Additionally, the uninsured do not contribute to the funding of these services. While there may be mechanisms, such as in Victoria, to recover the cost of fire services provided to the uninsured, in practice it is businesses, rather than individuals, which are charged in Victoria (Victorian Government 2009). Further, those under-insuring face no such charges. Because cost recovery is somewhat limited, and the fact that fewer people insure due to the levy, those insured are likely to bear a higher burden for funding fire services. While consistently applying cost recovery may be seen as more equitable, it would present a risk that the non-insured would not call the fire brigade to avoid the charge, which increases the risk of damage to other properties. This highlights the public good characteristics of fire services.
Findings
Australia has high taxes on insurance, both in comparison to other countries and to the way that other products and industries are taxed. Specific taxes on insurance add to the cost of insurance premiums and can lead to under-insurance or non-insurance.
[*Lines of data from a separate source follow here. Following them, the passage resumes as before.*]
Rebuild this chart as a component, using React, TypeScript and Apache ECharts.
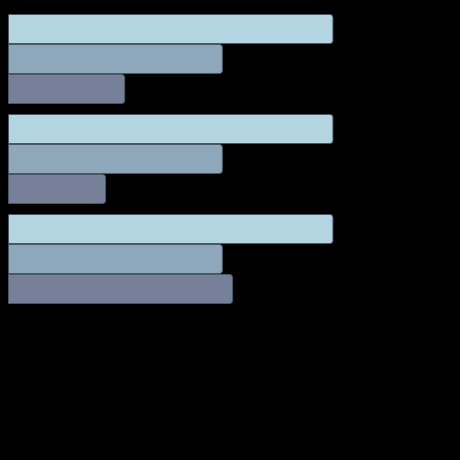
import React, { useEffect, useRef } from 'react'
import * as echarts from 'echarts'

const categories = ['A', 'B', 'C']
const seriesOne = [73.3, 73.3, 73.3]
const seriesTwo = [48.4, 48.4, 48.4]
const seriesThree = [26.4, 22.1, 50.7]

const colors = ['#b3d5e1', '#8ea7bb', '#768099']

const App: React.FC = () => {
  const chartRef = useRef<HTMLDivElement>(null)

  useEffect(() => {
    if (!chartRef.current) return
    const chart = echarts.init(chartRef.current, undefined, { renderer: 'svg' })

    const makeSeries = (name: string, data: number[], color: string) => ({
      name,
      type: 'bar',
      data,
      barGap: '0%',
      barCategoryGap: '10%',
      itemStyle: {
        color,
        borderColor: '#4a5866',
        borderWidth: 1,
        borderRadius: [0, 3, 3, 0]
      }
    })

    const option: echarts.EChartsOption = {
      animation: false,
      backgroundColor: '#000000',
      grid: {
        left: 8,
        top: 9,
        width: 444,
        height: 300
      },
      xAxis: {
        type: 'value',
        min: 0,
        max: 100,
        show: false
      },
      yAxis: {
        type: 'category',
        data: categories,
        inverse: true,
        show: false
      },
      series: [
        makeSeries('one', seriesOne, colors[0]),
        makeSeries('two', seriesTwo, colors[1]),
        makeSeries('three', seriesThree, colors[2])
      ] as any
    }

    chart.setOption(option)
    return () => {
      chart.dispose()
    }
  }, [])

  return (
    <div style={{ position: 'absolute', left: 0, top: 0, width: 460, height: 460, background: '#000' }}>
      <div ref={chartRef} style={{ width: 460, height: 460 }} />
    </div>
  )
}

export default App
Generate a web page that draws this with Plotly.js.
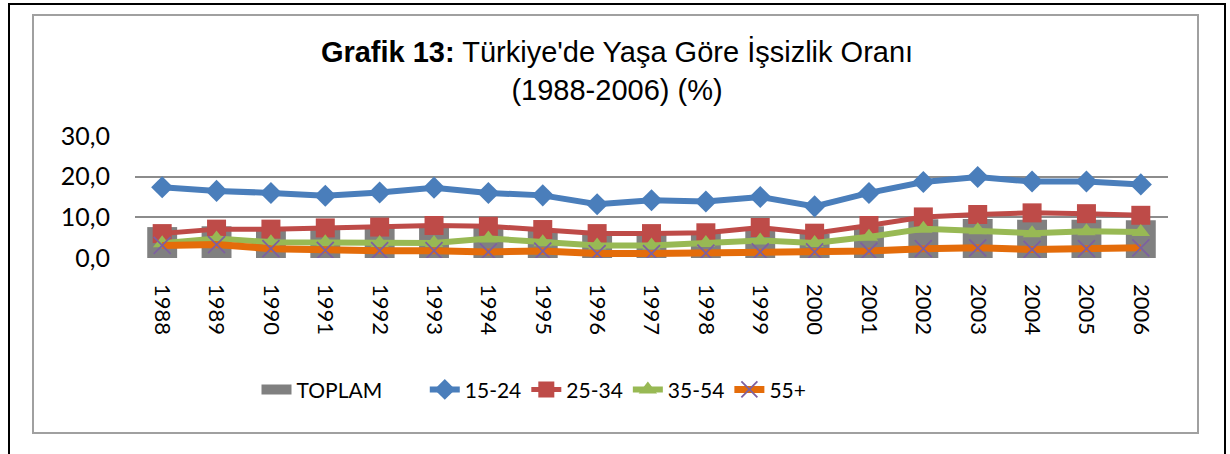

Low-income earners are more likely than high-income earners to abandon insurance in response to higher premiums. The result is that they bear more risk themselves, although they are less well-placed to do so than people with higher incomes.
Reform directions —
abolish specific taxes on insurance
Recommendation 79:
All specific taxes on insurance products, including the fire services levy, should be abolished. Insurance products should be treated like most other services consumed within Australia and be subject to only one broad-based tax on consumption.There is little justification for levying specific taxes on insurance products. Rather than correcting a market failure, insurance taxes can add to existing problems in the insurance market. The revenue from insurance taxes should be replaced by revenue from a more efficient and equitable tax.
If governments wish to provide incentives for people to consider the fire risks when deciding where to live, other mechanisms — such as a risk adjusted charge on property — may be more appropriate. However, it is not necessary that these charges should be set to exactly match the costs of providing fire services. In fact, it may be undesirable particularly where the cost of providing fire services varies significantly from year to year.